President Donald Trump’s call for NFL owners to “fire” players who kneel during the national anthem sparked a movement over the weekend, with players, owners and coaches across several sports kneeling, locking arms or skipping the anthem altogether.
The mounting demonstrations have prompted some high schools to ponder: What if our athletes are next?
Public schools in the Kansas City area have not implemented policies involving punishment for student-athletes who choose not to stand for the national anthem. But that’s not the case everywhere.
The Bossier Parish school board in Louisiana, for instance, received attention Thursday when Parkway High decided to require its student-athletes to “stand in a respectful manner” for the national anthem or risk removal from the team. The information came from a letter that circulated Twitter.
Never miss a local story.
As #TakeAKnee trends throughout the United States — the Jackson, Miss., chapter of the NAACP even planned to ask high school and college players to take part, according to WAPT News — officials here have adopted a hands-off approach.
The Missouri State High Schools Activities Association has no policy dictating behavior during the anthem on the books, and most football teams remain in the locker room during the anthem anyway, even at the state championship — though not as a sign of protest. The Kansas State High School Activities Association also does not plan to adopt a state-wide policy, instead leaving decisions on protocol to individual districts.
“It’s not our place to do that,” KSHSAA executive director Gary Musselman said. “It involves First Amendment rights for children. We don’t feel it’s our place to try to dictate a policy.”

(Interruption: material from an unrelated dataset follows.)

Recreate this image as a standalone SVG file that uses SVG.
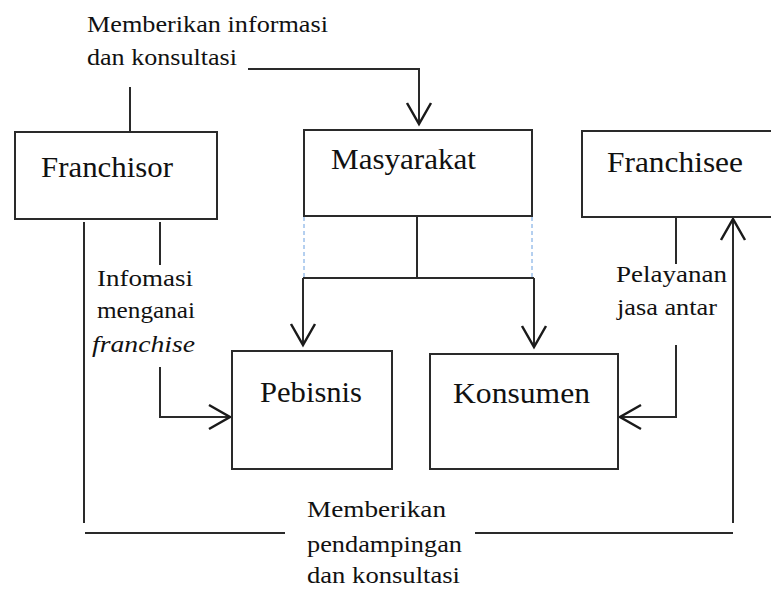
<svg xmlns="http://www.w3.org/2000/svg" width="771" height="589" viewBox="0 0 771 589">
<style>
.box{fill:#fff;stroke:#2a2a2a;stroke-width:2}
.ln{fill:none;stroke:#2a2a2a;stroke-width:2}
.ar{fill:none;stroke:#1a1a1a;stroke-width:2.5}
.dash{fill:none;stroke:#6aa0e0;stroke-width:1;stroke-dasharray:4 3}
.big{font-family:"Liberation Serif","Times New Roman",serif;font-size:30px;fill:#111}
.sm{font-family:"Liberation Serif","Times New Roman",serif;font-size:24px;fill:#111}
</style>
<defs>
<marker id="ah" markerUnits="userSpaceOnUse" markerWidth="30" markerHeight="30" viewBox="-24 -15 26 30" refX="0" refY="0" orient="auto">
<path d="M-21,-12 L0,0 L-21,12" fill="none" stroke="#1a1a1a" stroke-width="2.5"/>
</marker>
</defs>
<rect width="771" height="589" fill="#fff"/>
<g id="connectors">
<path class="ln" d="M130,87 V132"/>
<path class="ln" d="M248,69 H419 V124" marker-end="url(#ah)"/>
<path class="ln" d="M160,222 V265"/>
<path class="ln" d="M160,367 V417 H230" marker-end="url(#ah)"/>
<path class="ln" d="M84,222 V523"/>
<path class="ln" d="M85,533 H285"/>
<path class="ln" d="M475,533 H733"/>
<path class="ln" d="M733,523 V219" marker-end="url(#ah)"/>
<path class="ln" d="M417,217 V278"/>
<path class="ln" d="M303,278 H534"/>
<path class="ln" d="M303,278 V345" marker-end="url(#ah)"/>
<path class="ln" d="M534,278 V347" marker-end="url(#ah)"/>
<path class="ln" d="M676,217 V264"/>
<path class="ln" d="M676,345 V417 H620" marker-end="url(#ah)"/>
<path class="dash" d="M304,217 V277"/>
<path class="dash" d="M532,217 V277"/>
</g>
<g id="franchisor">
<rect class="box" x="15" y="132" width="202" height="87"/>
<text class="big" x="41" y="177" textLength="132" lengthAdjust="spacingAndGlyphs">Franchisor</text>
</g>
<g id="masyarakat">
<rect class="box" x="304" y="130" width="228" height="86"/>
<text class="big" x="331" y="169" textLength="145" lengthAdjust="spacingAndGlyphs">Masyarakat</text>
</g>
<g id="franchisee">
<path class="box" d="M790,131 H582 V217 H790"/>
<text class="big" x="607" y="172" textLength="136" lengthAdjust="spacingAndGlyphs">Franchisee</text>
</g>
<g id="pebisnis">
<rect class="box" x="232" y="351" width="160" height="118"/>
<text class="big" x="260" y="402" textLength="102" lengthAdjust="spacingAndGlyphs">Pebisnis</text>
</g>
<g id="konsumen">
<rect class="box" x="430" y="354" width="188" height="115"/>
<text class="big" x="453" y="403" textLength="137" lengthAdjust="spacingAndGlyphs">Konsumen</text>
</g>
<g id="labels">
<text class="sm" x="87" y="32" textLength="241" lengthAdjust="spacingAndGlyphs">Memberikan informasi</text>
<text class="sm" x="87" y="65" textLength="150" lengthAdjust="spacingAndGlyphs">dan konsultasi</text>
<text class="sm" x="97" y="286" textLength="96" lengthAdjust="spacingAndGlyphs">Infomasi</text>
<text class="sm" x="97" y="318" textLength="98" lengthAdjust="spacingAndGlyphs">menganai</text>
<text class="sm" x="92" y="352" textLength="103" lengthAdjust="spacingAndGlyphs" font-style="italic">franchise</text>
<text class="sm" x="616" y="282" textLength="111" lengthAdjust="spacingAndGlyphs">Pelayanan</text>
<text class="sm" x="617" y="315" textLength="100" lengthAdjust="spacingAndGlyphs">jasa antar</text>
<text class="sm" x="307" y="517" textLength="139" lengthAdjust="spacingAndGlyphs">Memberikan</text>
<text class="sm" x="307" y="552" textLength="155" lengthAdjust="spacingAndGlyphs">pendampingan</text>
<text class="sm" x="307" y="583" textLength="153" lengthAdjust="spacingAndGlyphs">dan konsultasi</text>
</g>
</svg>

“The school has the autonomy to set their own policy and procedures on what their students do,” MSHSAA communications director Jason West said.
Schools and district offices reached by The Star on Thursday offered a similar approach.
“We haven’t seen anything thus far this year, but we honor a student’s right to express him or herself,” said Natalie Allen, the Kansas City Public Schools chief of staff of communications. “Students are allowed to kneel if they feel inclined to.”
Mill Valley athletics director Jerald VanRheen said students “have the choice to opt out with no repercussion.”
Leavenworth High, which is about 15 minutes south of Fort Leavenworth, “celebrates the diversity of our student population and their freedom of expression” and will not discipline students for choosing not to stand.
“Our proximity to Fort Leavenworth offers our students a unique perspective to have frequent interactions with the brave men and women who served, or are actively serving, to protect that freedom,” athletics director James Vanek wrote The Star in an email.
Courts historically have ruled against schools forcing students into acts of patriotism. An Education Week blog published Sunday used the 1943 case of West Virginia State Board of Education vs. Barnette as example. In that case, the United States Supreme Court ruled that a school would violate free-speech rights by forcing a student to say the Pledge of Allegiance.
The Park Hill School District has referenced that law, stating it would treat the national anthem in the same manner. Students are not required to participate in Lee’s Summit or Blue Springs, either, officials from their districts told The Star.
But they are encouraged to discuss reasons they might choose to participate in the protest at schools in the KCK Public Schools district.
“We try to communicate with kids through coaches and athletic directors about our expectations,” said Walter Thompson, KCK district athletic director. “We don’t want to appear to have a heavy hand. ... We have to have a conversation.”
On the other hand, extracurricular activities might not necessarily fall under the same regulations.
“I have discussed this with a few others, and I am honestly not sure what the appropriate school response would be,” Paola principal Jeff Hines said. “Schools are in a difficult position and must follow case law established in previous court decisions regarding freedom of speech rights for students.
“I am curious if this form of protest leads to a new test for this right. Participating in sports is considered extracurricular and not a part of a free and appropriate education, which in some district’s mind may give schools more freedom to limit this right. But ultimately courts will probably weigh in at some point.”